Jonas Sakalauskas, General Director of Lithuania Opera and Ballet Theatre added, “As long as I am director, Benedikt will not sing here…This act is a betrayal of Lithuania.”

The singer immediately apologized for his decision, giving a detailed explanation of his behavior. 

He declared, “I performed at a concert organized and directed by Oksana Volkova, my stage partner, a mezzo-soprano who has performed several times with the Kaunas Symphony Orchestra.”

He added, “My motive was to pay a pre-Christmas visit and to say with that visit that you are my friends, even if there’s the Lukashenko regime, even if there’s a risk I will be provoked if I go.”

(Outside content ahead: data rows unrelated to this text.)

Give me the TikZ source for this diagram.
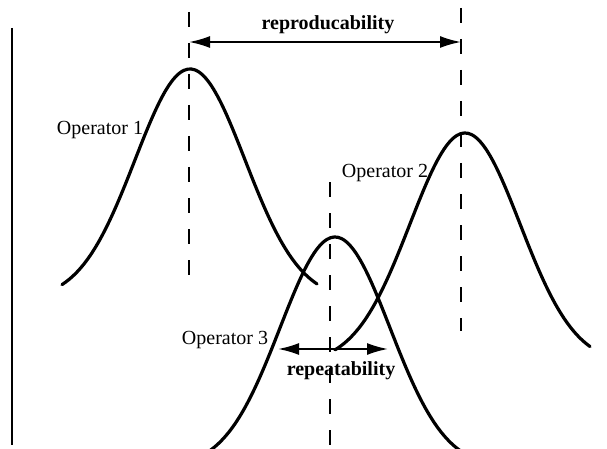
\documentclass[tikz,border=0pt]{standalone}
\usepackage{fontspec}
\setmainfont{Liberation Serif}
\usetikzlibrary{arrows.meta}

\begin{document}
\begin{tikzpicture}[x=1pt, y=-1pt, >=Latex,
  font=\fontsize{20}{24}\selectfont,
  curve/.style={line width=3.2pt, line join=round, line cap=round},
  meanline/.style={line width=1.4pt, dash pattern=on 15pt off 16pt},
  spread/.style={line width=2pt, {Latex[length=21pt,width=12pt]}-{Latex[length=21pt,width=12pt]}},
  lbl/.style={inner sep=0pt}]

\useasboundingbox (0,0) rectangle (607,449);

% --- axis on the left ---
\coordinate (axtop) at (12,28);
\coordinate (axbot) at (12,445);
\draw[line width=1.6pt] (axtop) -- (axbot);

% --- mean lines ---
\coordinate (m1top) at (189,12);  \coordinate (m1bot) at (189,277);
\coordinate (m2top) at (461,8);   \coordinate (m2bot) at (461,331);
\coordinate (m3top) at (330,182); \coordinate (m3bot) at (330,449);
\draw[meanline] (m1top) -- (m1bot);
\draw[meanline] (m2top) -- (m2bot);
\draw[meanline] (m3top) -- (m3bot);

% --- the three distributions ---
\foreach \px/\py/\lo/\hi in {190/69/-128/127, 465/133/-130/125, 335/237/-130/125}{
  \draw[curve] plot[domain=\lo:\hi, samples=70, smooth]
    ({\px+\x}, {\py+231*(1-exp(-((\x/10)^2)/60.5))});
}

% --- labels ---
\node[lbl] (op1) at (100,130) {Operator 1};
\node[lbl] (op2) at (385,173) {Operator 2};
\node[lbl] (op3) at (225,340) {Operator 3};

% --- reproducability ---
\coordinate (rep1) at (189,42);
\coordinate (rep2) at (461,42);
\draw[spread] (rep1) -- (rep2);
\node[lbl, font=\fontsize{20}{24}\selectfont\bfseries] (reptxt) at (328,25) {reproducability};

% --- repeatability ---
\coordinate (rpt1) at (278,349);
\coordinate (rpt2) at (388,349);
\draw[spread] (rpt1) -- (rpt2);
\node[lbl, font=\fontsize{20}{24}\selectfont\bfseries] (rpttxt) at (341,371) {repeatability};
\end{tikzpicture}
\end{document}
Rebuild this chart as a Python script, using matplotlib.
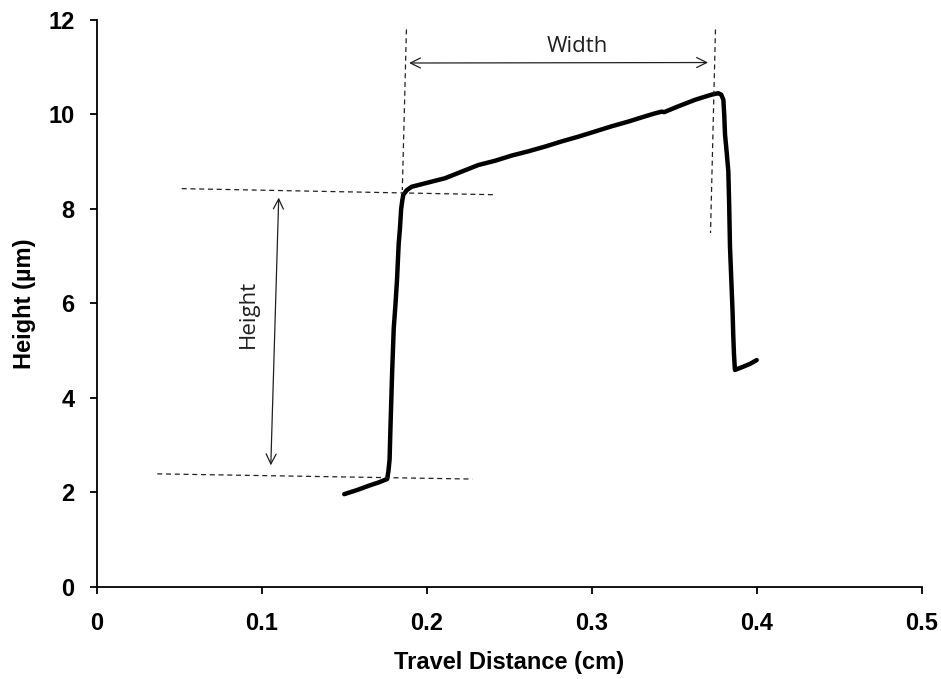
import matplotlib
matplotlib.use("Agg")
from matplotlib import pyplot as plt

# profile trace
travel_cm = [0.150, 0.158, 0.165, 0.171, 0.176, 0.1768, 0.1775, 0.178, 0.179, 0.180,
             0.181, 0.182, 0.183, 0.1838, 0.1845, 0.1852, 0.1858, 0.1880, 0.1909,
             0.2010, 0.2111, 0.2212, 0.2313, 0.2414, 0.2515, 0.2616, 0.2717, 0.2818,
             0.2919, 0.3020, 0.3121, 0.3222, 0.3323, 0.3380, 0.3424, 0.3440, 0.3460,
             0.3530, 0.3626, 0.3680, 0.3727, 0.3767, 0.3785, 0.3798, 0.3803, 0.3808,
             0.3818, 0.3828, 0.3833, 0.3838, 0.3846, 0.3854, 0.3858, 0.3862, 0.3866,
             0.3868, 0.3890, 0.3919, 0.3960, 0.4000]
height_um = [1.96, 2.05, 2.14, 2.21, 2.28, 2.45, 2.70, 3.34, 4.50, 5.47,
             5.95, 6.50, 7.26, 7.60, 8.00, 8.18, 8.30, 8.40, 8.47,
             8.56, 8.65, 8.79, 8.93, 9.02, 9.13, 9.22, 9.32, 9.43,
             9.53, 9.64, 9.75, 9.85, 9.96, 10.02, 10.06, 10.05, 10.08,
             10.18, 10.31, 10.37, 10.42, 10.45, 10.42, 10.31, 10.00, 9.57,
             9.20, 8.79, 8.10, 7.20, 6.50, 5.79, 5.30, 4.94, 4.70,
             4.59, 4.62, 4.66, 4.72, 4.80]

x_ticks = [0, 0.1, 0.2, 0.3, 0.4, 0.5]
x_tick_labels = ["0", "0.1", "0.2", "0.3", "0.4", "0.5"]
y_ticks = [0, 2, 4, 6, 8, 10, 12]

fig = plt.figure(figsize=(9.41, 6.79), dpi=100)
ax = fig.add_axes([0.1028, 0.1359, 0.8767, 0.8346])

ax.plot(travel_cm, height_um, color="black", lw=3.2, solid_joinstyle="round", solid_capstyle="round")

ax.set_xlim(0, 0.5)
ax.set_ylim(0, 12)
ax.set_xticks(x_ticks)
ax.set_xticklabels(x_tick_labels)
ax.set_yticks(y_ticks)

for s in ["top", "right"]:
    ax.spines[s].set_visible(False)
for s in ["left", "bottom"]:
    ax.spines[s].set_linewidth(1.3)
ax.tick_params(direction="out", length=5, width=1.3)
ax.tick_params(axis="x", pad=13)
ax.tick_params(axis="y", pad=11)
for lab in ax.get_xticklabels() + ax.get_yticklabels():
    lab.set_fontfamily("Liberation Sans")
    lab.set_fontweight("bold")
    lab.set_fontsize(17)

ax.set_xlabel("Travel Distance (cm)", fontfamily="Liberation Sans", fontweight="bold", fontsize=17, labelpad=12)
ax.set_ylabel("Height (µm)", fontfamily="Liberation Sans", fontweight="bold", fontsize=17, labelpad=9)

# guide lines
dash = dict(color="#202020", lw=0.9, ls=(0, (4, 3)))
ax.plot([0.0515, 0.2424], [8.43, 8.30], **dash)
ax.plot([0.0367, 0.2277], [2.39, 2.28], **dash)
ax.plot([0.1877, 0.1852], [11.80, 8.40], **dash)
ax.plot([0.3750, 0.3720], [11.80, 7.49], **dash)

arrow = dict(arrowstyle="<->", color="#202020", lw=0.9, shrinkA=0, shrinkB=0, mutation_scale=18)
ax.annotate("", xy=(0.1893, 11.09), xytext=(0.3705, 11.10), arrowprops=arrow)
ax.annotate("", xy=(0.1103, 8.24), xytext=(0.1055, 2.57), arrowprops=arrow)

ax.text(0.291, 11.44, "Width", ha="center", va="center", fontsize=16, fontfamily="Open Sans", color="#202020")
ax.text(0.092, 5.77, "Height", ha="center", va="center", rotation=90, fontsize=16, fontfamily="Open Sans", color="#202020")

fig.savefig("out.png", dpi=100)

Benedikt also added, that some of his friend’s pastors were imprisoned in Belarus and their church buildings were seized. “Why would I disown them? Why would I turn my back on them? Belarus is full of people just like us who want freedom.”

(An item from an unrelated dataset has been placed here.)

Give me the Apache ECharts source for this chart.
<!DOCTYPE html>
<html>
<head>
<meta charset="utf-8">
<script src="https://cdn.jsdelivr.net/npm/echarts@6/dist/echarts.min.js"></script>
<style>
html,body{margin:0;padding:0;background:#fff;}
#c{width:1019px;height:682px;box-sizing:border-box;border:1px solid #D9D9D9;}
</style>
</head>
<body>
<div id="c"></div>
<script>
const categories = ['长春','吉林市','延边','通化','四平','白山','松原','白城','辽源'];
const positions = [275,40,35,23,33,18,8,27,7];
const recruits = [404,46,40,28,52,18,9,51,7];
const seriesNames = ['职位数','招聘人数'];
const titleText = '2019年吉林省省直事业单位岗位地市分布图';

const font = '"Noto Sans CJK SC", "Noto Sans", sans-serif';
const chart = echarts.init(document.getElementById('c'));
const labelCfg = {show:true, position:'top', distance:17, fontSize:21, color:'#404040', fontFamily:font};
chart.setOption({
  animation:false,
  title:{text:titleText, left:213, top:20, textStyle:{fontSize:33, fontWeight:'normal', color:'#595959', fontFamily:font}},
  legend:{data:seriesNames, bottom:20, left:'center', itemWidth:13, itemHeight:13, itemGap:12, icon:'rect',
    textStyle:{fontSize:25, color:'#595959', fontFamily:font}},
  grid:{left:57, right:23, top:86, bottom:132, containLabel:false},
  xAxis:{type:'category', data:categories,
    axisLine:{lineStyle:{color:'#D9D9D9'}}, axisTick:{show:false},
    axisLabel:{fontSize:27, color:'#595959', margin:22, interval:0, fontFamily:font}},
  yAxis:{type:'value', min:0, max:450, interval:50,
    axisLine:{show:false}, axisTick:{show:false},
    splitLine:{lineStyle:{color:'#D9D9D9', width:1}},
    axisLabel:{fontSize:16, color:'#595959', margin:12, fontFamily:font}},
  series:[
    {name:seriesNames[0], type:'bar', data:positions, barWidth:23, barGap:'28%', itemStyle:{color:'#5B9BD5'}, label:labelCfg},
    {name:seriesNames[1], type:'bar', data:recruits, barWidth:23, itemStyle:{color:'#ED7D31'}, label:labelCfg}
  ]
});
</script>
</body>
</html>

At this point, the situation could probably calm down, but the usually cold-minded Lithuanian government took it very seriously. But soon, after the minister’s high-profile remarks, an opposition quickly formed not only in publicity but even in Lithuanian Parlament. 

Parlament member, Aidas Gedvilas said:

“…What strikes me most about this story is that everyone is happy to judge, to stir the pot, and even to seek to forgive a man who, until now, has been making Lithuania’s name known around the world. To me, this is akin to psychological persecution, if not more. After all, our Constitution says that a person cannot be persecuted for his or her beliefs. Maybe we should separate culture and sport from politics? Or maybe we should strip those who go to Belarus to fill up with cheap fuel of their citizenship…?”

And suddenly, the righteous (and very loud) anger turned out to be not so popular and overpowering. The Minister was accused of being “deaf” and rejecting, the National Theater was reminded of all the tenor’s many contradictions and non-acceptances in the past. 

Meanwhile, Kristian Benedikt got plenty of screen time on the central TV channel, to tell his story over again with more details concerning his commitment to the church, traditional values, family, friends, and the arts. And, I have to note, amidst the host’s almost hysterical attempts to get him to admit guilt, at times referring to the concerts in the concentration camps, the tenor’s reasoning and answers looked only more credible.

The interview was copied and quoted (in three languages — Lithuanian, Russian, and English) in every major Lithuanian media and collected loads of feedback from both sides. 

And when such controversy appeared, it was just the right time to catch the political intent in it. For all the loud statements about its progressiveness and liberalism, Lithuania in many respects remains a country with a Soviet past, and everyone who has visited such areas of the capital as Naujininkai knows it. The ambiguous attitude of people challenging the minister’s clear and highly moral (in its origins) statement makes a huge room for the opposition. And the excessive emotionality of the official statements made the position of “good guys” only weaker. 

And here, was just the right moment to remind people, that the falsely-accused-and-maybe-even-highly-moral-in-his-deeds singer, is now topping the list of candidates of officially centrist, but actually rather right-wing Union of the People and Justice (UPJ) at the municipal election. (Just to clarify, the winners of this election form Vilnius city municipal council, and none of them will be a Mayor of the Lithuanian capital).

The leader of UPJ (which was never successfully elected in Vilnius Municipality before), Petras Gražulis noted, “I thank [Kristian Benedikt] first of all for deciding to become the leader of the list. This man is a man of values, he is a pastor, a soloist, a famous singer, and a respected man. Only these so-called Lithuanian judges do not like him. I think that he is in line with all the values of our party.”

And here we go, all this noise following one simple Verdi aria, sung in Minsk, has begun to make quite a bit of sense. It’s not that much about Kristian Benedikt obtaining (or not) his new political career. It’s more about how opera, in this case, again became a mirror that clearly shows how easily a country under enormous emotional pressure could be divided (and therefore get weaker) over a simple ideological argument.